DO THIS =>
Each entry below is to be given again word for word, with no pictures.

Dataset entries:
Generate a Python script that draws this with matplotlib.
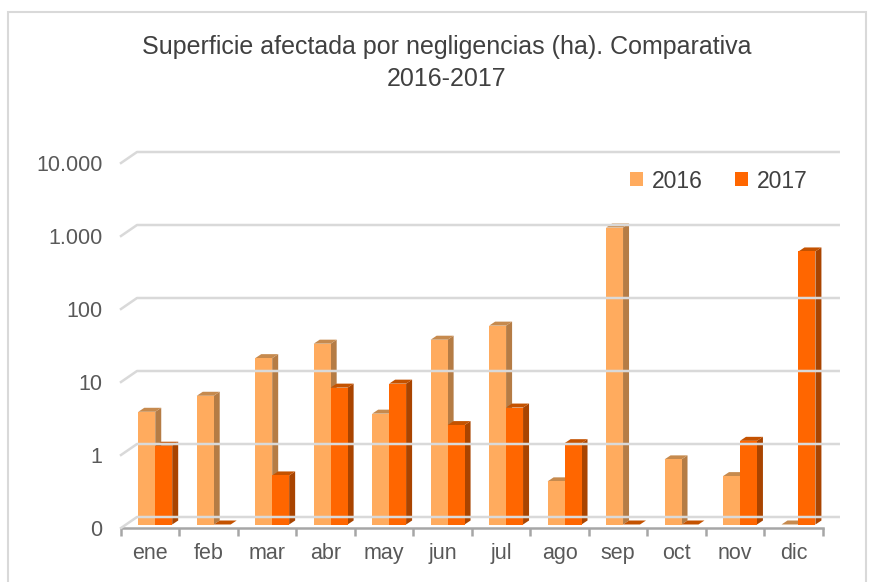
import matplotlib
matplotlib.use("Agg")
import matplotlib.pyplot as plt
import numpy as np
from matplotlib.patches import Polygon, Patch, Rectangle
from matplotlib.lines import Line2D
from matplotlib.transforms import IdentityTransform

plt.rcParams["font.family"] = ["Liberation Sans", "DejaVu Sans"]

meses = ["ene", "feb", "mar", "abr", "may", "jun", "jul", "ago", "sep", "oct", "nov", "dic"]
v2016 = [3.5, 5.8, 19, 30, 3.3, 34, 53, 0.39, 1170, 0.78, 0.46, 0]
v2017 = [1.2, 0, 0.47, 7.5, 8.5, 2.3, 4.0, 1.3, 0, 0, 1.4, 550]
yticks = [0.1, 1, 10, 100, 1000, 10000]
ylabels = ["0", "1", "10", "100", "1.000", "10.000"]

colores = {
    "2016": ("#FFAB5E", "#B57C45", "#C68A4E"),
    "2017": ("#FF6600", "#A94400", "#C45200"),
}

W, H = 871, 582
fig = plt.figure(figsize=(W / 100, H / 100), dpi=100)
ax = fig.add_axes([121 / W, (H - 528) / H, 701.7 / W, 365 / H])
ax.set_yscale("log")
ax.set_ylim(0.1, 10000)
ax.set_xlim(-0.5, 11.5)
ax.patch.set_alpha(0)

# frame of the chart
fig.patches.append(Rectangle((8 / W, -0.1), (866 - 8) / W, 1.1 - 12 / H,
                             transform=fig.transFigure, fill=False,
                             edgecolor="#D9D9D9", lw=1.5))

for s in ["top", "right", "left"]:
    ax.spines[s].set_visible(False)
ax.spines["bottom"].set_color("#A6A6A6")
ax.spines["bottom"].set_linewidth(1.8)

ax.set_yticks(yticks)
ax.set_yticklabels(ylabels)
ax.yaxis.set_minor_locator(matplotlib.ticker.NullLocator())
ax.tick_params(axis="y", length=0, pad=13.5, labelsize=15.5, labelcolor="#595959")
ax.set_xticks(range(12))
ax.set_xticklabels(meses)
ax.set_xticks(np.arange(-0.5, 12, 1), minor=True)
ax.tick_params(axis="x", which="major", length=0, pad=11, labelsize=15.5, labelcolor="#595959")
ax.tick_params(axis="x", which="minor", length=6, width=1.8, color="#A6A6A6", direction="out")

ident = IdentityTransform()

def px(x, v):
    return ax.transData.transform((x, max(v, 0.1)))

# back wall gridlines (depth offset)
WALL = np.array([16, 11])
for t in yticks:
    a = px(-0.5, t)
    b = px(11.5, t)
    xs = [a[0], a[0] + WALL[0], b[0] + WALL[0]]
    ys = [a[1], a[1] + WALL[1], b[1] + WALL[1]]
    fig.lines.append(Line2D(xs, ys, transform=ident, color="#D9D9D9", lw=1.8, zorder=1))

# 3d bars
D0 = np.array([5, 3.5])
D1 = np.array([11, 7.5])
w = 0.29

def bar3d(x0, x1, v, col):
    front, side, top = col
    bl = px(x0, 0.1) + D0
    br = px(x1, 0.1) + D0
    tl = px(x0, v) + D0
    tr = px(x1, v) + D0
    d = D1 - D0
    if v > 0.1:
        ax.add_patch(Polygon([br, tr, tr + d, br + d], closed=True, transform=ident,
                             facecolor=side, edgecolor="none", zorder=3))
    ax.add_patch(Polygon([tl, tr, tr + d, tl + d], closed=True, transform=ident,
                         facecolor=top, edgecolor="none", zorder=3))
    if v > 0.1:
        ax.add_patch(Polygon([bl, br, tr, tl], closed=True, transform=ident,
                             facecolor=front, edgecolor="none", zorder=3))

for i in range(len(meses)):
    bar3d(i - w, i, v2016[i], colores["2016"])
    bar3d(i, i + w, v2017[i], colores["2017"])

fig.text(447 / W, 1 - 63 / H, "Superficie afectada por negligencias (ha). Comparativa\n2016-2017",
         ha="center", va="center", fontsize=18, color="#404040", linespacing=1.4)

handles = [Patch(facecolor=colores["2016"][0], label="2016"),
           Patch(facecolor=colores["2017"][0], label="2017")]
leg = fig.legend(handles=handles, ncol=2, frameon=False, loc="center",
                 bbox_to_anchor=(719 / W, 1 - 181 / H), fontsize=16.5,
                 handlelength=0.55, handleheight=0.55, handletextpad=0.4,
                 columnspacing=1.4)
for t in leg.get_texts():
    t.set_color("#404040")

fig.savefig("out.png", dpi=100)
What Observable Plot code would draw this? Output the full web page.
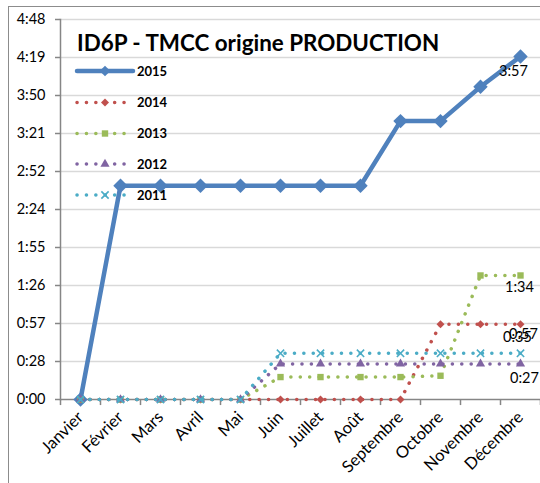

CORRECT RESULT =>
Generate a Python script that draws this with matplotlib.
import matplotlib
matplotlib.use("Agg")
import matplotlib.pyplot as plt
import numpy as np
from matplotlib.patches import Polygon, Patch, Rectangle
from matplotlib.lines import Line2D
from matplotlib.transforms import IdentityTransform

plt.rcParams["font.family"] = ["Liberation Sans", "DejaVu Sans"]

meses = ["ene", "feb", "mar", "abr", "may", "jun", "jul", "ago", "sep", "oct", "nov", "dic"]
v2016 = [3.5, 5.8, 19, 30, 3.3, 34, 53, 0.39, 1170, 0.78, 0.46, 0]
v2017 = [1.2, 0, 0.47, 7.5, 8.5, 2.3, 4.0, 1.3, 0, 0, 1.4, 550]
yticks = [0.1, 1, 10, 100, 1000, 10000]
ylabels = ["0", "1", "10", "100", "1.000", "10.000"]

colores = {
    "2016": ("#FFAB5E", "#B57C45", "#C68A4E"),
    "2017": ("#FF6600", "#A94400", "#C45200"),
}

W, H = 871, 582
fig = plt.figure(figsize=(W / 100, H / 100), dpi=100)
ax = fig.add_axes([121 / W, (H - 528) / H, 701.7 / W, 365 / H])
ax.set_yscale("log")
ax.set_ylim(0.1, 10000)
ax.set_xlim(-0.5, 11.5)
ax.patch.set_alpha(0)

# frame of the chart
fig.patches.append(Rectangle((8 / W, -0.1), (866 - 8) / W, 1.1 - 12 / H,
                             transform=fig.transFigure, fill=False,
                             edgecolor="#D9D9D9", lw=1.5))

for s in ["top", "right", "left"]:
    ax.spines[s].set_visible(False)
ax.spines["bottom"].set_color("#A6A6A6")
ax.spines["bottom"].set_linewidth(1.8)

ax.set_yticks(yticks)
ax.set_yticklabels(ylabels)
ax.yaxis.set_minor_locator(matplotlib.ticker.NullLocator())
ax.tick_params(axis="y", length=0, pad=13.5, labelsize=15.5, labelcolor="#595959")
ax.set_xticks(range(12))
ax.set_xticklabels(meses)
ax.set_xticks(np.arange(-0.5, 12, 1), minor=True)
ax.tick_params(axis="x", which="major", length=0, pad=11, labelsize=15.5, labelcolor="#595959")
ax.tick_params(axis="x", which="minor", length=6, width=1.8, color="#A6A6A6", direction="out")

ident = IdentityTransform()

def px(x, v):
    return ax.transData.transform((x, max(v, 0.1)))

# back wall gridlines (depth offset)
WALL = np.array([16, 11])
for t in yticks:
    a = px(-0.5, t)
    b = px(11.5, t)
    xs = [a[0], a[0] + WALL[0], b[0] + WALL[0]]
    ys = [a[1], a[1] + WALL[1], b[1] + WALL[1]]
    fig.lines.append(Line2D(xs, ys, transform=ident, color="#D9D9D9", lw=1.8, zorder=1))

# 3d bars
D0 = np.array([5, 3.5])
D1 = np.array([11, 7.5])
w = 0.29

def bar3d(x0, x1, v, col):
    front, side, top = col
    bl = px(x0, 0.1) + D0
    br = px(x1, 0.1) + D0
    tl = px(x0, v) + D0
    tr = px(x1, v) + D0
    d = D1 - D0
    if v > 0.1:
        ax.add_patch(Polygon([br, tr, tr + d, br + d], closed=True, transform=ident,
                             facecolor=side, edgecolor="none", zorder=3))
    ax.add_patch(Polygon([tl, tr, tr + d, tl + d], closed=True, transform=ident,
                         facecolor=top, edgecolor="none", zorder=3))
    if v > 0.1:
        ax.add_patch(Polygon([bl, br, tr, tl], closed=True, transform=ident,
                             facecolor=front, edgecolor="none", zorder=3))

for i in range(len(meses)):
    bar3d(i - w, i, v2016[i], colores["2016"])
    bar3d(i, i + w, v2017[i], colores["2017"])

fig.text(447 / W, 1 - 63 / H, "Superficie afectada por negligencias (ha). Comparativa\n2016-2017",
         ha="center", va="center", fontsize=18, color="#404040", linespacing=1.4)

handles = [Patch(facecolor=colores["2016"][0], label="2016"),
           Patch(facecolor=colores["2017"][0], label="2017")]
leg = fig.legend(handles=handles, ncol=2, frameon=False, loc="center",
                 bbox_to_anchor=(719 / W, 1 - 181 / H), fontsize=16.5,
                 handlelength=0.55, handleheight=0.55, handletextpad=0.4,
                 columnspacing=1.4)
for t in leg.get_texts():
    t.set_color("#404040")

fig.savefig("out.png", dpi=100)
What Observable Plot code would draw this? Output the full web page.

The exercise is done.